Finalmente han concluido las campañas políticas en cuatro estados del país. Los medios de comunicación han dejado de emitir sus especializadas lecturas y sus más descabellados vaticinios. Los partidos cerraron sus campañas, aunque no sus actividades; todo lo contrario. Justamente ahora la maquinaria de los partidos está moviendo su estructura territorial: activistas, coordinadores, jefes de colonias y barrios, líderes naturales y sindicales, representantes de casilla y demás actores. Todos corren frenéticamente llevando y trayendo información y haciendo los últimos amarres de la elección.
Eso me recuerda a los exámenes finales, en los que teníamos que repasar las lecciones de todo el semestre. Aquellos que durante el curso no habían abierto el libro, tenían altísimas probabilidades de fracasar; sin embargo, quienes habían sido constantes tenían mayores posibilidades de obtener una buena nota. Llegando el día del examen, todos podíamos presentir lo que el destino nos deparaba. Todo lo que había qué hacer ya se había hecho. Finalmente debíamos enfrentar la realidad, cualquiera que ésta fuera. Todos los plazos se cumplen y el tiempo tiene más filo que una guadaña.
Los candidatos en este momento han de sentir un pulpo moviéndose sin cesar dentro de sus curtidos estómagos y las miradas de sus colaboradores de campaña parecen tener una mejor lectura de la circunstancia. Las inseguridades saltan a relucir, por más lecciones de serenidad y paciencia que con que la vida los haya premiado. Todo lo que hicieron o dejaron de hacer, tendrá un resultado casi matemático. Los saludos, los abrazos, las atenciones, los discursos y las entrevistas, las llamadas telefónicas y las felicitaciones, sumarán para contabilizar la primera parte del gran total.
La resta también estará presente, tomando en cuenta las metidas de pata, las indiscreciones, las imprudencias, los pecados, las mentadas de madre y otros improperios emitidos, los chistes mal contados, los arranques de ira, los desprecios, las minusvaloraciones y los enemigos (que en este campo son de verdad y poseen un mimetismo extraordinario). Todo ello, puesto en una balanza, podrá arrojar un gran total.
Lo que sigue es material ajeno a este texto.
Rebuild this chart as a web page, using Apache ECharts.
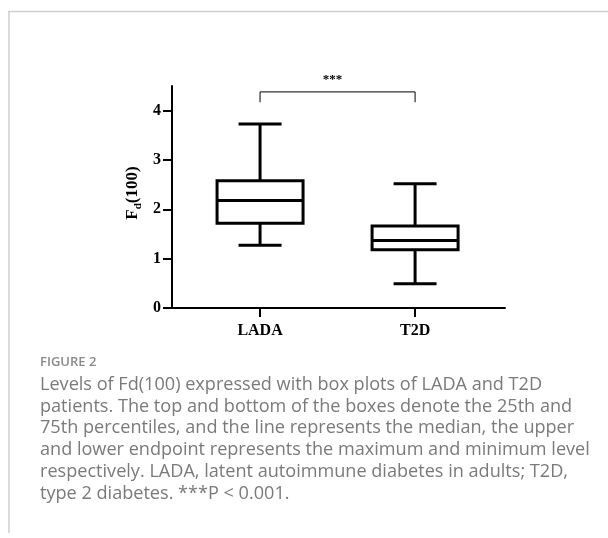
<!DOCTYPE html>
<html>
<head>
<meta charset="utf-8">
<script src="https://cdn.jsdelivr.net/npm/echarts@6/dist/echarts.min.js"></script>
<style>
  html, body { margin: 0; padding: 0; background: #fff; }
  #chart { width: 608px; height: 538px; }
</style>
</head>
<body>
<div id="chart"></div>
<script>
// ---- Data ----
var categories = ['LADA', 'T2D'];
var whiskerMin = [1.27, 0.49];
var q1 = [1.72, 1.18];
var median = [2.18, 1.37];
var q3 = [2.58, 1.66];
var whiskerMax = [3.73, 2.52];
var yTicks = [0, 1, 2, 3, 4];
var yAxisTitle = '{a|F}{s|d}{a|(100)}';
var bracketLevel = 4.38;
var bracketLegEnd = 4.17;
var significance = '***';
var captionTitle = 'FIGURE 2';
var captionLines = [
  'Levels of Fd(100) expressed with box plots of LADA and T2D',
  'patients. The top and bottom of the boxes denote the 25th and',
  '75th percentiles, and the line represents the median, the upper',
  'and lower endpoint represents the maximum and minimum level',
  'respectively. LADA, latent autoimmune diabetes in adults; T2D,',
  'type 2 diabetes. ***P < 0.001.'
];

var boxData = categories.map(function (c, i) {
  return [i, whiskerMin[i], q1[i], median[i], q3[i], whiskerMax[i]];
});

var BOX_HALF = 43, CAP_HALF = 21.5;
var serif = '"Liberation Serif", "Times New Roman", serif';

var chart = echarts.init(document.getElementById('chart'), null, { renderer: 'canvas' });

chart.setOption({
  animation: false,
  backgroundColor: '#fff',
  grid: { left: 172, right: 103, top: 86, bottom: 230 },
  xAxis: {
    type: 'value',
    min: -0.568, max: 1.58,
    splitLine: { show: false },
    axisLine: { show: true, onZero: false, lineStyle: { color: '#000', width: 2 } },
    axisTick: { show: true, customValues: [0, 1], length: 9, lineStyle: { color: '#000', width: 2 } },
    axisLabel: {
      customValues: [0, 1],
      formatter: function (v) { return categories[Math.round(v)]; },
      color: '#000', fontFamily: serif, fontWeight: 'bold', fontSize: 16, margin: 15
    }
  },
  yAxis: {
    type: 'value',
    min: 0, max: 4.5,
    interval: 1,
    splitLine: { show: false },
    axisLine: { show: true, onZero: false, lineStyle: { color: '#000', width: 2 } },
    axisTick: { show: true, customValues: yTicks, length: 9, lineStyle: { color: '#000', width: 2 } },
    axisLabel: {
      customValues: yTicks,
      color: '#000', fontFamily: serif, fontWeight: 'bold', fontSize: 16, margin: 11
    }
  },
  series: [
    {
      type: 'custom',
      data: boxData,
      encode: { x: 0, y: [1, 2, 3, 4, 5] },
      renderItem: function (params, api) {
        var x = api.value(0);
        var pMin = api.coord([x, api.value(1)]);
        var pQ1 = api.coord([x, api.value(2)]);
        var pMed = api.coord([x, api.value(3)]);
        var pQ3 = api.coord([x, api.value(4)]);
        var pMax = api.coord([x, api.value(5)]);
        var cx = pMin[0];
        var st = { stroke: '#000', lineWidth: 3, fill: null };
        return {
          type: 'group',
          children: [
            { type: 'line', shape: { x1: cx, y1: pMax[1], x2: cx, y2: pQ3[1] }, style: st },
            { type: 'line', shape: { x1: cx, y1: pQ1[1], x2: cx, y2: pMin[1] }, style: st },
            { type: 'line', shape: { x1: cx - CAP_HALF, y1: pMax[1], x2: cx + CAP_HALF, y2: pMax[1] }, style: st },
            { type: 'line', shape: { x1: cx - CAP_HALF, y1: pMin[1], x2: cx + CAP_HALF, y2: pMin[1] }, style: st },
            { type: 'rect', shape: { x: cx - BOX_HALF, y: pQ3[1], width: BOX_HALF * 2, height: pQ1[1] - pQ3[1] },
              style: { stroke: '#000', lineWidth: 3, fill: '#fff' } },
            { type: 'line', shape: { x1: cx - BOX_HALF, y1: pMed[1], x2: cx + BOX_HALF, y2: pMed[1] }, style: st }
          ]
        };
      }
    },
    {
      type: 'custom',
      data: [[0, 1, bracketLevel, bracketLegEnd]],
      encode: { x: [0, 1], y: [2, 3] },
      renderItem: function (params, api) {
        var a = api.coord([api.value(0), api.value(3)]);
        var b = api.coord([api.value(0), api.value(2)]);
        var c = api.coord([api.value(1), api.value(2)]);
        var d = api.coord([api.value(1), api.value(3)]);
        return {
          type: 'group',
          children: [
            { type: 'polyline', shape: { points: [a, b, c, d] }, style: { stroke: '#000', lineWidth: 1, fill: null } },
            { type: 'text', x: (b[0] + c[0]) / 2 - 5, y: b[1] - 6,
              style: { text: significance, fill: '#000', font: 'bold 13px ' + serif, align: 'center', verticalAlign: 'bottom' } }
          ]
        };
      }
    }
  ],
  graphic: [
    { type: 'line', shape: { x1: 8, y1: 11.5, x2: 608, y2: 11.5 }, style: { stroke: '#cfcfcf', lineWidth: 1.5 } },
    { type: 'line', shape: { x1: 9, y1: 11, x2: 9, y2: 533 }, style: { stroke: '#cfcfcf', lineWidth: 1.5 } },
    { type: 'text', x: 133, y: 193, rotation: Math.PI / 2,
      style: {
        text: yAxisTitle, align: 'center', verticalAlign: 'middle',
        rich: {
          a: { fontFamily: serif, fontWeight: 'bold', fontSize: 17, fill: '#000', lineHeight: 22 },
          s: { fontFamily: serif, fontWeight: 'bold', fontSize: 11, fill: '#000', lineHeight: 22, verticalAlign: 'bottom' }
        }
      } },
    { type: 'text', left: 40, top: 356,
      style: { text: captionTitle, fill: '#8a8a8a', font: '600 13px "Open Sans", sans-serif' } },
    { type: 'text', left: 40, top: 374,
      style: { text: captionLines.join('\n'), fill: '#7a7a7a', font: '400 18.1px "Open Sans", sans-serif', lineHeight: 21.7 } }
  ]
});
</script>
</body>
</html>
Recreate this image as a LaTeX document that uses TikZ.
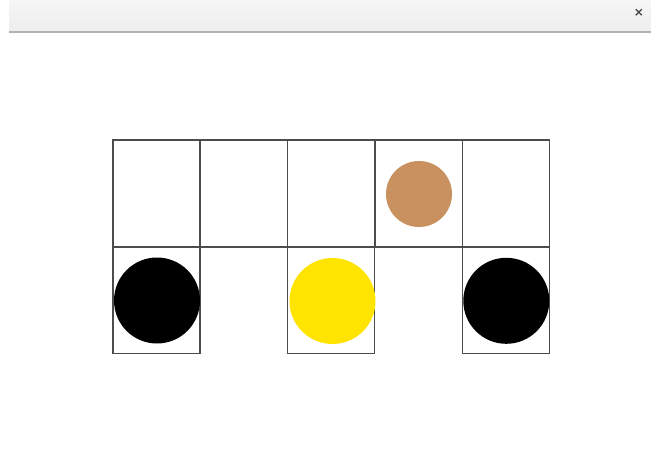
\documentclass[tikz,border=0pt]{standalone}
\usepackage{fontspec}
\setmainfont{DejaVu Sans}
\definecolor{brownball}{HTML}{C8915F}
\definecolor{yellowball}{HTML}{FFE400}
\definecolor{barbg}{HTML}{EDEDED}
\begin{document}
\begin{tikzpicture}[x=1pt,y=-1pt,
  cell/.style={draw=black!70,line width=1.2pt,minimum width=87pt,minimum height=107pt,inner sep=0pt,outer sep=0pt},
  ball/.style={circle,inner sep=0pt,outer sep=0pt,draw=none}]
\useasboundingbox (0,0) rectangle (651,461);
\fill[white] (0,0) rectangle (651,461);
% title bar
\shade[top color=barbg!50,bottom color=barbg] (9,0) rectangle (651,32);
\draw[black!30,line width=1.5pt] (9,32) -- (651,32);
\node[font=\bfseries\large,text=black!75,inner sep=0pt] (close) at (639,13) {×};
% top row cells
\node[cell] (t1) at (156.5,193.5) {};
\node[cell] (t2) at (243.9,193.5) {};
\node[cell] (t3) at (331.2,193.5) {};
\node[cell] (t4) at (418.6,193.5) {};
\node[cell] (t5) at (506,193.5) {};
% bottom row cells
\node[cell] (b1) at (156.5,300) {};
\node[cell] (b3) at (331.2,300) {};
\node[cell] (b5) at (506,300) {};
% balls
\node[ball,fill=brownball,minimum size=66pt] (p1) at (419,194) {};
\node[ball,fill=black,minimum size=86pt] (p2) at (157,300.5) {};
\node[ball,fill=yellowball,minimum size=86pt] (p3) at (332.5,301) {};
\node[ball,fill=black,minimum size=86pt] (p4) at (506.3,300.8) {};
\end{tikzpicture}
\end{document}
Toda esta guisa pareciera indeseable, pero cabe decir, que la sensación que en ese momento se está creando, seduce hondamente a quienes ejercen profesionalmente la política. Contra eso no hay medicamentos ni tratamientos, es un estado de ánimo que no se parece en nada a la felicidad o al amor, ni a ningún otro sentimiento que encarne lo bueno. La política corre como la adrenalina por todo el cuerpo, de forma indescriptible y fabulosa, sin discriminar si el personaje es hombre o mujer.
El día de la elección llega y nada ni nadie puede sustituir el deseo de una persona, que en escasos tres minutos, en la soledad que le proporciona la mampara de su casilla, empuña un crayón, como si fuera un sable, y cruza el emblema de su preferencia. Los más destacados psicólogos, antropólogos y politólogos, no han podido descifrar cuáles son los impulsos que mueven a un ciudadano en ese crucial momento, porque ya hemos visto que el carisma y el dinero no resuelven todo, que la santidad no es exactamente lo que buscan, tampoco el discurso incendiario ni los debates televisivos. En esa endeble mampara se ejerce algo poderoso, la libertad, si es que acaso así lo quiere el elector, porque nadie será testigo de sus decisiones.
El día del gran examen llegó y todo lo que había qué hacer, se hizo. Algunas cosas se habrán hecho medianamente bien o absolutamente mal, pero ya no hay tiempo para más saludos ni felicitaciones, tampoco para remediar las metidas de pata ni los desprecios. Hágase entonces la voluntad soberana del pueblo. Que así sea.